Fitch vs. Moody’s: Should Korean banks go abroad?


By Park Jae-hyuk –  The  Korea Times

Fitch Ratings and Moody’s Investors Service are divided over the expansion of Korean banks overseas ― especially in the Southeast Asian market, which has seen brisk activity recently in line with the Moon Jae-in administration’s New Southern Policy.

While the former has remained skeptical of the strategy, the latter has supported their moves, citing the low growth and interest rates here.

Fitch said Friday that Korean banks and their holding companies have yet to achieve favorable outcomes abroad.

“Overseas growth has fallen short of banks’ ambitious targets. Higher capital charges, competition and few affordable acquisition targets will likely keep offshore growth in check,” Fitch’s head of Asia-Pacific bank ratings Jonathan Cornish said in a special report titled, “What Investors Want to Know: Asia-Pacific Investment-Grade Banks.”

The U.S. ratings agency has already warned of risks inherent in the rapid expansion of Korean financial companies into the Southeast Asian market, saying their strategies will have a negative impact on their operating environment scores and credit ratings.

“A rapid growth in a bank’s exposures to overseas markets, especially to developing markets, may expose it to greater volatility in the event of shock,” Fitch’s director of financial institutions Matt Choi said during a press conference in Seoul, Sept. 24.

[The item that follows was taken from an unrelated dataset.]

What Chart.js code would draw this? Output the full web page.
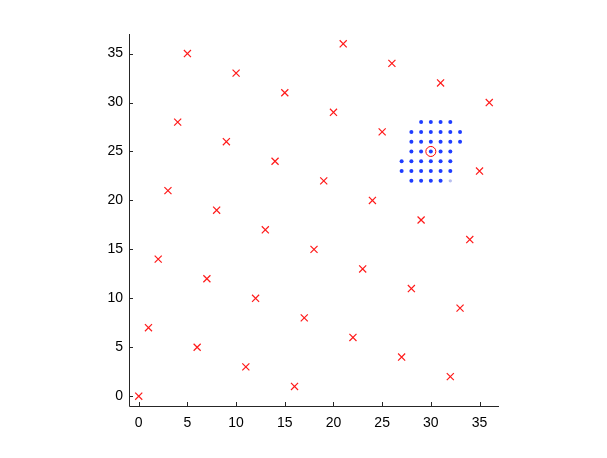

His analysis also implied that Korean financial groups should slow down their overseas expansion. He said if the exposure grows rapidly while all other factors remain equal, this will have a negative impact on their overall credit scores.

Moody’s, on the other hand, spoke positively about Korean lenders going abroad.

“We do not think their entries into the Southeast Asian market will impact significantly on their credit ratings,” Moody’s Investors Service’s senior credit officer of financial institution group Sophia Lee said in a press conference in Seoul, Nov. 19.

“They can improve their profitability as they go to the market with a larger net interest margin. It is also fortunate for them that they have just acquired small microfinance companies, without carrying out a large-scale M&As. As the proportion of their overseas assets are very low, the exposure will not have a large impact on their credit ratings.”

She also said her company did not regard Korean banks’ overseas takeovers as credit negative, considering their size and pace.

Against this backdrop, Standard & Poor’s (S&P) Global Ratings admitted risks inherent in the banks’ overseas expansion, but it maintained its optimistic view on their strategies.

“Although some Korean banks have pursued overseas expansion, they are expected to enter the foreign markets moderately, without threatening their assets and risk management,” S&P’s financial services ratings director Kim Dae-hyun said during a press conference in Seoul, Tuesday.